Games can be much more immersive than movies can. You can much more easily pretend to be the protagonist. By going down this route games lose some of the advantages of, say, arcade games, but they gain others and are generally not at a disadvantage compared to movies.




It's not immersive the moment your character does or says something you don't want to do.

It's the antithesis of immersive. Seconds ago I could strut where I wanted, chop who I wanted and tea bag who I wanted.

And then suddenly I am forced to watch a cut scene with some super slow speaking voice over artist, because no-one gets to the fucking point in computer games.

Sometimes it works. More often, it does not.

That is the point he is trying to make.

I do like getting into the role of the good guy, there are greaat cut scenes, but it's ultimately a cheap gimmick with the game author stealing agency from the player. Every now and then something happens and you're all like, you what?


That's the biggest difference between WRPG and JRPG.

JRPG's don't tend to try and put you into the shoes of any characters, and instead you just learn to care about the characters the way you would reading a book or watching a movie.


You don't need to be AAA to be interactive. Plenty of indie games have compelling characters and immersion in spite of (or because of?) their lower fidelity.

Hell, many AAA games stray away from interactivity in favour of awe-inspiring, non-interactive movie sequences, railshooter level designs, et cetera.

http://hitboxteam.com/designing-game-narrative


>heavily scripted sequences to tell the story of someone else that the player/viewer relates to.

I think one of the strengths of videogames is that you can make your own story. Heavily scripted voiced-acted videogames go against that because they force you to go a certain path.


Most games guide you neatly through a bunch of hoops; you create your own experience, but not your own story or anything like it, in most cases. This isn't necessarily a bad thing; the experience of playing a game like Journey is very rewarding, even emotionally engaging. But you discover the story rather than create it nonetheless, it's just not as linear as heavily scripted games.

Games are an interesting storytelling medium, but stories are much more than variations on the order in which plot points are hit. The biggest issue is motivation - why characters (maybe including you) act as they do. In most free-range videogames the characters are very transactional; they want something and enlist the player to get/do something. In turn, players collect items or set game flags that allow them to defeat antagonists in contests of skill or force. But it's not really practical to interact with characters by appealing to love, greed, loyalty, arrogance etc. in order to motivate them to behave differently, so videogame stories can't do dramatic comedy or tragedy at present, although you can of course have slapstick or situational comedy, and you can have sadness or gloom. But the general lack of permadeath and the reflexive nature of AI are still a limitation.
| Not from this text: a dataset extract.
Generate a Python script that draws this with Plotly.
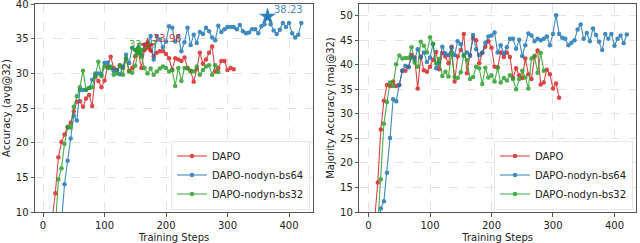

>But it's not really practical to interact with characters by appealing to love, greed, loyalty, arrogance etc. in order to motivate them to behave differently

You can do something like that in Deus Ex: Human Revolution. You can have a cybernetic augmentation that lets you read microexpresions and do voice analysis. Then it tells you if the character you are talking to is more likely to be persuaded by flattery, assertiveness, bribery, intimidation and so on.

It ends up being little more than a gimmick, because being a modern high-budget game with impressive actors (they do good voices and their face expressions are so realistic that you don't need that cybernetic augmentation if you know how to read expressions in real life), it would be too expensive to have the kind of huge conversation trees that old style text-based computer games have.


Quite so. I have some ideas about how to do it but they're pretty abstract and I'm not sure you could offer the sort of consistent gameplay experience that AAA titles are offering to players, os the first games to do this successfully will likely be commercial failures.